As for Unplanned being R-Rated, I should mention a little movie called Passion of the Christ that didn't seem to have too much trouble drawing out the Christian crowds.
As much as I would like to think of myself as some sort of prediction machine, eating hamburgers on Mount Olympus while breathing fire, sweating spring water and nailing opening weekend box office guesses, I have been known to get them wrong sometimes. In the case of this weekend, I messed up on two out of two movies, making my failure complete.
On Friday, I had written about Dumbo, and that the Disney name would carry it to success. That turned out to be slightly untrue. While it’s opening of $45 million isn’t horrible, it isn’t great for a film that had a budget of $170 million. I was fairly confident in my guess of $55 million and was very surprised that it under-performed.

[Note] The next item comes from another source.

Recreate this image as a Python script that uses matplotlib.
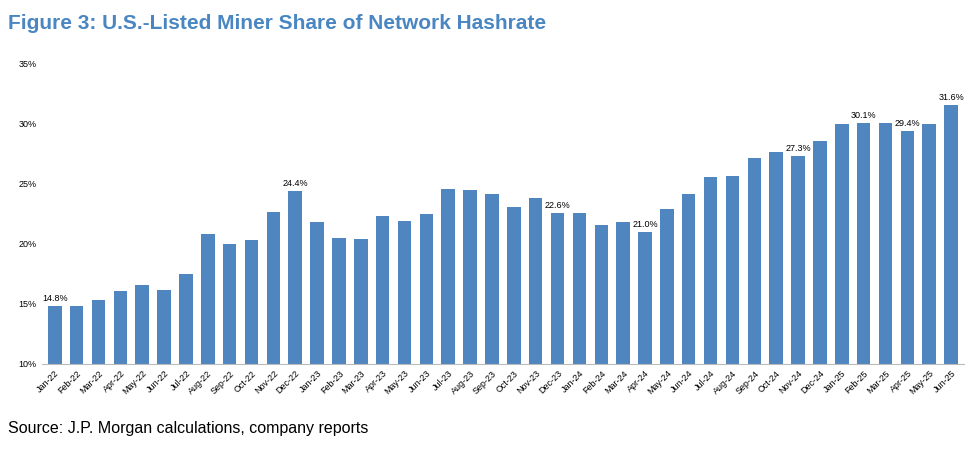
import matplotlib.pyplot as plt
import numpy as np

months = ["Jan-22","Feb-22","Mar-22","Apr-22","May-22","Jun-22","Jul-22","Aug-22","Sep-22","Oct-22","Nov-22","Dec-22",
          "Jan-23","Feb-23","Mar-23","Apr-23","May-23","Jun-23","Jul-23","Aug-23","Sep-23","Oct-23","Nov-23","Dec-23",
          "Jan-24","Feb-24","Mar-24","Apr-24","May-24","Jun-24","Jul-24","Aug-24","Sep-24","Oct-24","Nov-24","Dec-24",
          "Jan-25","Feb-25","Mar-25","Apr-25","May-25","Jun-25"]
share = [14.8,14.85,15.3,16.1,16.6,16.2,17.5,20.8,20.0,20.3,22.7,24.4,
         21.8,20.5,20.4,22.3,21.9,22.5,24.6,24.5,24.2,23.1,23.8,22.6,
         22.6,21.6,21.8,21.0,22.9,24.2,25.6,25.7,27.2,27.7,27.3,28.6,
         30.0,30.1,30.1,29.4,30.0,31.6]
labeled = ["Jan-22","Dec-22","Dec-23","Apr-24","Nov-24","Feb-25","Apr-25","Jun-25"]

fig = plt.figure(figsize=(9.69, 4.63), dpi=100)
fig.text(0.008, 0.95, "Figure 3: U.S.-Listed Miner Share of Network Hashrate", color="#4A86C1",
         fontsize=15, fontweight="bold", fontfamily="Liberation Sans", va="center")
fig.text(0.008, 0.075, "Source: J.P. Morgan calculations, company reports", fontsize=11.5,
         fontfamily="Liberation Sans", va="center")
ax = fig.add_axes([0.043, 0.214, 0.952, 0.648])
x = np.arange(len(months))
ax.bar(x, share, width=0.62, color="#4F86C0")
for i, (m, v) in enumerate(zip(months, share)):
    if m in labeled:
        ax.text(i, v + 0.25, f"{v:.1f}%", ha="center", va="bottom", fontsize=6.5, fontfamily="Liberation Sans")
ax.set_ylim(10, 35)
ax.set_xlim(-0.6, len(months) - 0.4)
ax.set_yticks(range(10, 36, 5))
ax.set_yticklabels([f"{t}%" for t in range(10, 36, 5)], fontsize=6.5, fontfamily="Liberation Sans")
ax.set_xticks(x)
ax.set_xticklabels(months, rotation=45, ha="right", rotation_mode="anchor", fontsize=6.5, fontfamily="Liberation Sans")
for s in ["top", "right", "left"]:
    ax.spines[s].set_visible(False)
ax.spines["bottom"].set_color("#BBBBBB")
ax.tick_params(axis="both", length=0)
fig.savefig("out.png", dpi=100)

This is nowhere near a death knell, but I’m wondering if there will be any reactionary discussions amongst executives at Disney. With a CinemaScore of A-, I don’t think the performance is an indication of people disliking it, but perhaps more towards Dumbo not having the same ‘classic’ status of films like Cinderella or Beauty and the Beast. Really, this is just an indicator to a big studio of something that has been proven for decades: recognizable properties don’t equal hits. Personally, I think there is a place in Disney’s line up for these smaller title live action remakes (like Pete’s Dragon or Christopher Robin), they just need to line up with a proper budget.
The other film that I got completely wrong was Pure Flix’s Unplanned, a Christian drama about abortion. If you were to look at the situation from strictly a numbers perspective, my prediction of $2 million may have been considered a bit low, but still very appropriate. I was confident that the fact it was an R rated faith-based film would hinder its chances. The signs were there that I was wrong, such as advanced private screenings and group ticket sales.
Ultimately, it ended up being Pure Flix’s second highest opening weekend ever, with almost $6.4 million. For another notch in their belt, Unplanned also ended up being the fourth highest grossing film of the weekend. Part of its success, I’m guessing, is that it focused on a hot button issue, and one that could get Christian audiences moving. Add on the fact that the audience score on Rotten Tomatoes (because the audience score must be accurate) is 94%, and you have a mild success on your hands. I’m not trying to downplay the film by saying ‘mild success,’ but while it was a landmark film for Pure Flix, it still didn’t come anywhere near several of the breakout faith-based films.
Also, I need to add that there was a reason why I didn’t include Harmony Korine’s The Beach Bum in my Friday predictions. When writing the piece on Thursday I was unable to find an accurate number of theatres that it would be screened in. While it does have numerous big names worthy of discussion, such as Matthew McConaughey and Snoop Dogg, it wasn’t something that I could predict with any confidence when lacking theatre numbers.